Among the lines of the listing below, retype exactly those from the one containing "Write a Python" through the one containing "plt.rcParams['mathtext.fontset'] = 'cm'", both included. Do not include pictures.

»»

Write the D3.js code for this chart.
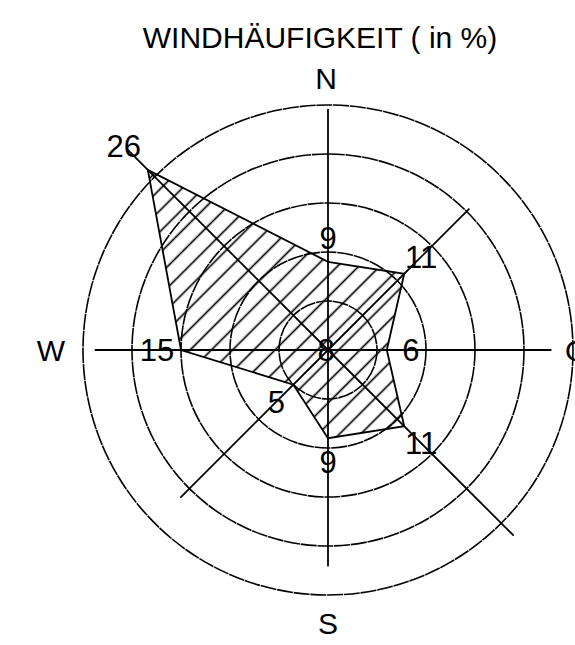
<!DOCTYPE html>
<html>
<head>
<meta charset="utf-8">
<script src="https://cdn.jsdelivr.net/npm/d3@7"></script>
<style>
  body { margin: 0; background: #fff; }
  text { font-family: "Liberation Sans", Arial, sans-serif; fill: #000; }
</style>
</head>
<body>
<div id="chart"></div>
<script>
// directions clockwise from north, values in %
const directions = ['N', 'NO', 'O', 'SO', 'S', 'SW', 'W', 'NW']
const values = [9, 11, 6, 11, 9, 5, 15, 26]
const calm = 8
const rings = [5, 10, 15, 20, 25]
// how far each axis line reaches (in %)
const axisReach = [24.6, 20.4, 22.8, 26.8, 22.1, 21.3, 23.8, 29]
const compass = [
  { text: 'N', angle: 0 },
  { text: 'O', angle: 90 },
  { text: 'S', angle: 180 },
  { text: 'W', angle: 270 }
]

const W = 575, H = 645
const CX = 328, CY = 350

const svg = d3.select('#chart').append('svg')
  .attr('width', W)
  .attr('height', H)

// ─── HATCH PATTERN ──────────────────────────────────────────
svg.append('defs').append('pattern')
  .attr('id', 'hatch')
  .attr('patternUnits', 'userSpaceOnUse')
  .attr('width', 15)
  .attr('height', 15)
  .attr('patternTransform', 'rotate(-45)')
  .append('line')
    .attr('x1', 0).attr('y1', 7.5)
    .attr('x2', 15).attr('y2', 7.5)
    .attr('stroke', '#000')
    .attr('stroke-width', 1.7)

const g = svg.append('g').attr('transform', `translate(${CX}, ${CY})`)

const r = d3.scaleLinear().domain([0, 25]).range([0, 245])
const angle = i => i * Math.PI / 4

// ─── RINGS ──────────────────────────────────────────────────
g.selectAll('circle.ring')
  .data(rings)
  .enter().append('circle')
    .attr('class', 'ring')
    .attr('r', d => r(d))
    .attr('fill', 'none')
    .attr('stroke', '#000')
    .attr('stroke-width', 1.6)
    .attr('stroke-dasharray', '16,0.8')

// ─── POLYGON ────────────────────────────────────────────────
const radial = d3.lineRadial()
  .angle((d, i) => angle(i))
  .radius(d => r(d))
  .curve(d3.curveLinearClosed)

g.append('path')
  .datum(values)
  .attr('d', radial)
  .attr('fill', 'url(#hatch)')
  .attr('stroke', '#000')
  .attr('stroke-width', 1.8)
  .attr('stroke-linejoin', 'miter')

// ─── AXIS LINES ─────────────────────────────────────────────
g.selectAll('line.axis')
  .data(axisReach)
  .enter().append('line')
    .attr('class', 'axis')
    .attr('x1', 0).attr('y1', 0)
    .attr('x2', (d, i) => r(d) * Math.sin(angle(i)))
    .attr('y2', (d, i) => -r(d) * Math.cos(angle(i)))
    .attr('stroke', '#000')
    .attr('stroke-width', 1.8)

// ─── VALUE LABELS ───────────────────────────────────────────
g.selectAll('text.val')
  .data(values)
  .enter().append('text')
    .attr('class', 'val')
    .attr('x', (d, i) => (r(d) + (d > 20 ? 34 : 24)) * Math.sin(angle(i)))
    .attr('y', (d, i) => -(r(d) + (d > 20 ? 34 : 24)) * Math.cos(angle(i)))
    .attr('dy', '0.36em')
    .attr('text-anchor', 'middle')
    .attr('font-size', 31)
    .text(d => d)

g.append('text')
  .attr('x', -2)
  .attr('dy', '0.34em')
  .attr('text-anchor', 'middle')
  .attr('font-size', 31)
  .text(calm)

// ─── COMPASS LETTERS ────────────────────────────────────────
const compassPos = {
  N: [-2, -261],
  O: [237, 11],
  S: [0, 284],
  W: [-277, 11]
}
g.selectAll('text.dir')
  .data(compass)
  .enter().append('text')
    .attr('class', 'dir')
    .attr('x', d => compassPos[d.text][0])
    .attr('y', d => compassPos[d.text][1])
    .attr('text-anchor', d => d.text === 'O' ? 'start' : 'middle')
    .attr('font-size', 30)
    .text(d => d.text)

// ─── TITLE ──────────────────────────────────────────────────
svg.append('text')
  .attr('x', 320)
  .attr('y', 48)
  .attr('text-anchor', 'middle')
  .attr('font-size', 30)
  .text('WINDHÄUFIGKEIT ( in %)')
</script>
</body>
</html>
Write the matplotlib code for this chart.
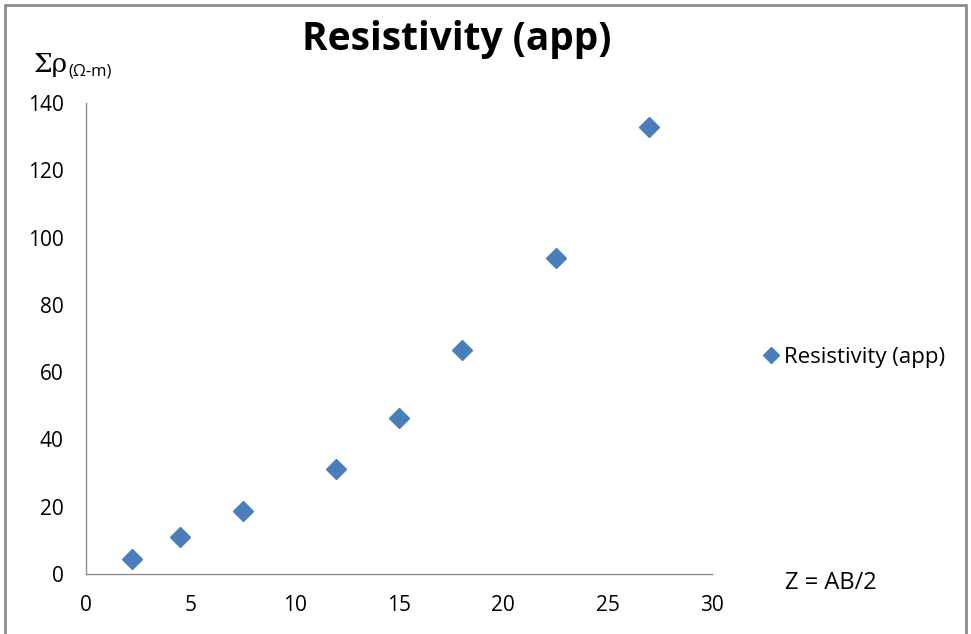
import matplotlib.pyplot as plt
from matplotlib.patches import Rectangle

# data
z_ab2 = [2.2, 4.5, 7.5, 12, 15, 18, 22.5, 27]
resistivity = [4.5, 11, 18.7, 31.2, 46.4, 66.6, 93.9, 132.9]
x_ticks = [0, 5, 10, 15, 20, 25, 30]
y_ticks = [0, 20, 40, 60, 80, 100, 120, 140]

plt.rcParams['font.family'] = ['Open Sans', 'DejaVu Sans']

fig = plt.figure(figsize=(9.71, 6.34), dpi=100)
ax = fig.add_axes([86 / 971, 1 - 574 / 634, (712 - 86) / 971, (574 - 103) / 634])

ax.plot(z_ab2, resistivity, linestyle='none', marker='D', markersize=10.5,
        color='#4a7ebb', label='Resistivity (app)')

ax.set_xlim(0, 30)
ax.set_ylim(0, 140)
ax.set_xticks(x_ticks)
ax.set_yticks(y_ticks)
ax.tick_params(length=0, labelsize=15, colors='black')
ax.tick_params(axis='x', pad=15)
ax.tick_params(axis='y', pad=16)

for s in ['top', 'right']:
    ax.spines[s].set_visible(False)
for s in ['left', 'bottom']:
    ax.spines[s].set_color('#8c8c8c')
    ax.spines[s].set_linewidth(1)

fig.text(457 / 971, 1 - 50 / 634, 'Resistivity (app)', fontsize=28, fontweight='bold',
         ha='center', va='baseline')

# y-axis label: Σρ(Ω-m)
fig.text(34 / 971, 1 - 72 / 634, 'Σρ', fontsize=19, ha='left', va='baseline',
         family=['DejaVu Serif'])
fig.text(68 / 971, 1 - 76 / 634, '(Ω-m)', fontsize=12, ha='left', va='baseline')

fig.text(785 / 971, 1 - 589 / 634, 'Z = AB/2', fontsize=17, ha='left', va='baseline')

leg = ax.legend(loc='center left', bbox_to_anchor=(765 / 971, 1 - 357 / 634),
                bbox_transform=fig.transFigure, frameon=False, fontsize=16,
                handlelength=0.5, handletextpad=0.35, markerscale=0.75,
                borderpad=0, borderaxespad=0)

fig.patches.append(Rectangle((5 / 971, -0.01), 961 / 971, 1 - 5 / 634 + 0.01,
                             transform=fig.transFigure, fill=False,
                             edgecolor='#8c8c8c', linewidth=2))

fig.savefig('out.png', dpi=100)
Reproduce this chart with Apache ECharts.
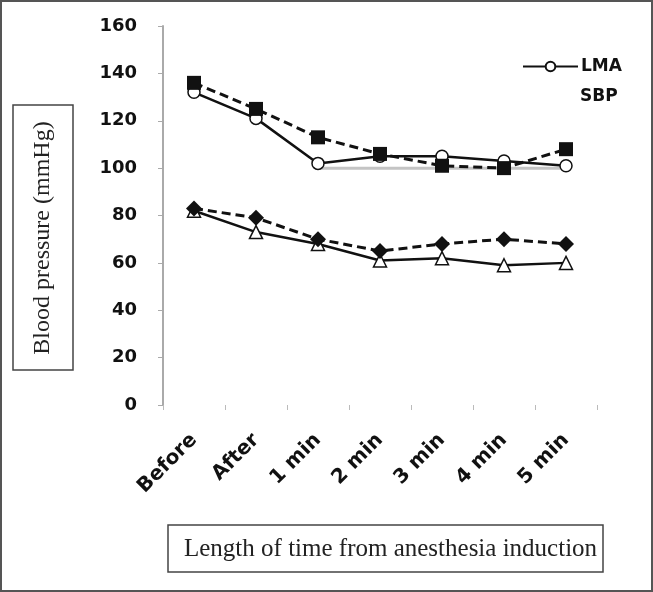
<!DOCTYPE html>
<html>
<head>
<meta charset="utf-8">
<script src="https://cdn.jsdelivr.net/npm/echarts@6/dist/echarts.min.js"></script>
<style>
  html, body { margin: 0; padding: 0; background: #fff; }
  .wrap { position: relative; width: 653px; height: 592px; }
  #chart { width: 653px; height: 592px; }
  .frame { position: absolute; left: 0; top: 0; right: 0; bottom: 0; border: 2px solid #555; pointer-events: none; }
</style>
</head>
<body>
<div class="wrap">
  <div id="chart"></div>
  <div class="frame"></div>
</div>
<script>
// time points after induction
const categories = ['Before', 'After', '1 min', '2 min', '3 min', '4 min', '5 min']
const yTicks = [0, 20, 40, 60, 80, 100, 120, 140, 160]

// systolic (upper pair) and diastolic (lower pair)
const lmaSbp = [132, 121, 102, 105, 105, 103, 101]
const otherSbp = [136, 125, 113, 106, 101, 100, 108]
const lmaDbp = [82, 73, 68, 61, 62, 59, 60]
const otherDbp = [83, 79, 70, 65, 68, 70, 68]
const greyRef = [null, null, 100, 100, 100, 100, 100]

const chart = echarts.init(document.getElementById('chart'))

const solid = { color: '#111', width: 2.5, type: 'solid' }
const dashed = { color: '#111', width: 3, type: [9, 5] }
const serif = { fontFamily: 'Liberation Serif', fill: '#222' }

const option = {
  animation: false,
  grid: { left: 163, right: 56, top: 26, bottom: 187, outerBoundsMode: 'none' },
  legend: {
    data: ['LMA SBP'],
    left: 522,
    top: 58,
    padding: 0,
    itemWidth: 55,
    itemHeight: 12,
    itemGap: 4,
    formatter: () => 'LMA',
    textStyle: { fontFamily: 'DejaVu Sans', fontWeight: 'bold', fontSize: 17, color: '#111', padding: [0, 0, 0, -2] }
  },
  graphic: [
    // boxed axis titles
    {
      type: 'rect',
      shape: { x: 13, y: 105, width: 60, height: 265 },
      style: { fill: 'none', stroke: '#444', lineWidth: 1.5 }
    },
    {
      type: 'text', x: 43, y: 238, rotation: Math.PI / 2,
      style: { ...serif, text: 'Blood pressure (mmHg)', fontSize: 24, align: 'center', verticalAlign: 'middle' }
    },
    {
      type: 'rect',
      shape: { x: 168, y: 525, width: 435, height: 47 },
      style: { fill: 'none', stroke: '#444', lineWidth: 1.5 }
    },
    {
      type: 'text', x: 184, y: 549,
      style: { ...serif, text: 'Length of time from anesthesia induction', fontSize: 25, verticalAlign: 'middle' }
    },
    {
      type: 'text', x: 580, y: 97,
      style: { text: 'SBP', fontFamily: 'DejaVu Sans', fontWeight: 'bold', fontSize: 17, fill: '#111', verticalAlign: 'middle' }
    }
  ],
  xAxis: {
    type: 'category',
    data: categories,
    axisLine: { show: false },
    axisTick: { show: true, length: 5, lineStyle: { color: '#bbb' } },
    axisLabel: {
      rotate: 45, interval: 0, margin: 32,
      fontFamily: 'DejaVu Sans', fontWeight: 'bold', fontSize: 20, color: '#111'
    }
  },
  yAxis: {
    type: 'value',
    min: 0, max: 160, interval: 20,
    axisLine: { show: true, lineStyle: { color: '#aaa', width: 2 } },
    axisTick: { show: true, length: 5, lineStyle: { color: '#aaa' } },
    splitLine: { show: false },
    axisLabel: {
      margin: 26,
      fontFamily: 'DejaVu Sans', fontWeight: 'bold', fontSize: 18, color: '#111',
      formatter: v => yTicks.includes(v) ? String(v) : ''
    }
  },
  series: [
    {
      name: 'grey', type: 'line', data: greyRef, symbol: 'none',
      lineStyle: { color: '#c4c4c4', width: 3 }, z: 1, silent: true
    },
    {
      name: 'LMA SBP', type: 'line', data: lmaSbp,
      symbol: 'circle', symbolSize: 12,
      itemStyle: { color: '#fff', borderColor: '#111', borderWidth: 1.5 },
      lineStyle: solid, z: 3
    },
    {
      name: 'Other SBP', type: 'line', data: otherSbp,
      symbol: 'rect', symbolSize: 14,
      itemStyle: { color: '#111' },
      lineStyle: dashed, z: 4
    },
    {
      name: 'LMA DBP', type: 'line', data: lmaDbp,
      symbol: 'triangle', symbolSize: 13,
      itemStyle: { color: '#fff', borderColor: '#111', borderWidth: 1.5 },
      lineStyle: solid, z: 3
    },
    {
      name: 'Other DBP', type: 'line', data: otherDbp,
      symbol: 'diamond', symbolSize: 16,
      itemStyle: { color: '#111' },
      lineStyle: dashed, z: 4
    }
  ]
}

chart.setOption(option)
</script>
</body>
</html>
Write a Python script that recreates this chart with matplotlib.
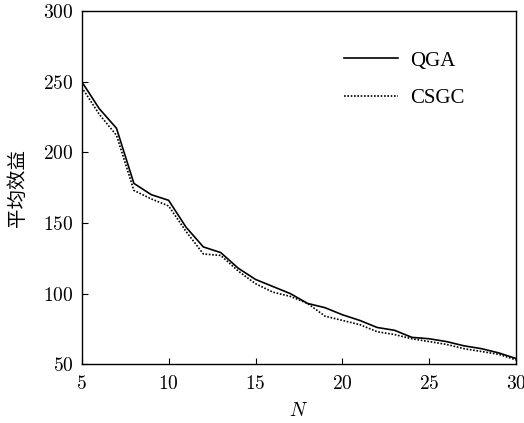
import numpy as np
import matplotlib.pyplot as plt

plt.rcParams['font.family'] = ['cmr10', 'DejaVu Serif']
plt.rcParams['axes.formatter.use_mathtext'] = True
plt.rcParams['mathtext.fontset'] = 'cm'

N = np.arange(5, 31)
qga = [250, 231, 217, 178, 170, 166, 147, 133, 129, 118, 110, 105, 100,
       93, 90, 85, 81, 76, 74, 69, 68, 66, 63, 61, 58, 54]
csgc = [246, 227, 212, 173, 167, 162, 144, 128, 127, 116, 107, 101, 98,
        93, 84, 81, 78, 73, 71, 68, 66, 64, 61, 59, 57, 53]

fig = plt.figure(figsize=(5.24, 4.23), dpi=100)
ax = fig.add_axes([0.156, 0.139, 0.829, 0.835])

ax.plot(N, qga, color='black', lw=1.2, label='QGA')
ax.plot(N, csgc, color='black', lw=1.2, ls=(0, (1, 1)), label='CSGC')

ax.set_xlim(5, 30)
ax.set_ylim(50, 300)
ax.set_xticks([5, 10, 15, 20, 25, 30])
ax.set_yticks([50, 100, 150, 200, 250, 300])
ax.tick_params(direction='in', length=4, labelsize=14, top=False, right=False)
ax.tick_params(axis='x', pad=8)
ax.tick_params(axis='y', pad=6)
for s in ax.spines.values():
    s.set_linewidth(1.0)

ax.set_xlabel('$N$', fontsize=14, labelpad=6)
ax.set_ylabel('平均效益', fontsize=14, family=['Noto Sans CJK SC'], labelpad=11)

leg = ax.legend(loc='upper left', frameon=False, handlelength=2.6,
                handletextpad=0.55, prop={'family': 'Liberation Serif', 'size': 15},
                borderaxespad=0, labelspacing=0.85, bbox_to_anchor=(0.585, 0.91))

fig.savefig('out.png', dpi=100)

««

## SOLUTION
Write a Python script that recreates this chart with matplotlib.
import numpy as np
import matplotlib.pyplot as plt

plt.rcParams['font.family'] = ['cmr10', 'DejaVu Serif']
plt.rcParams['axes.formatter.use_mathtext'] = True
plt.rcParams['mathtext.fontset'] = 'cm'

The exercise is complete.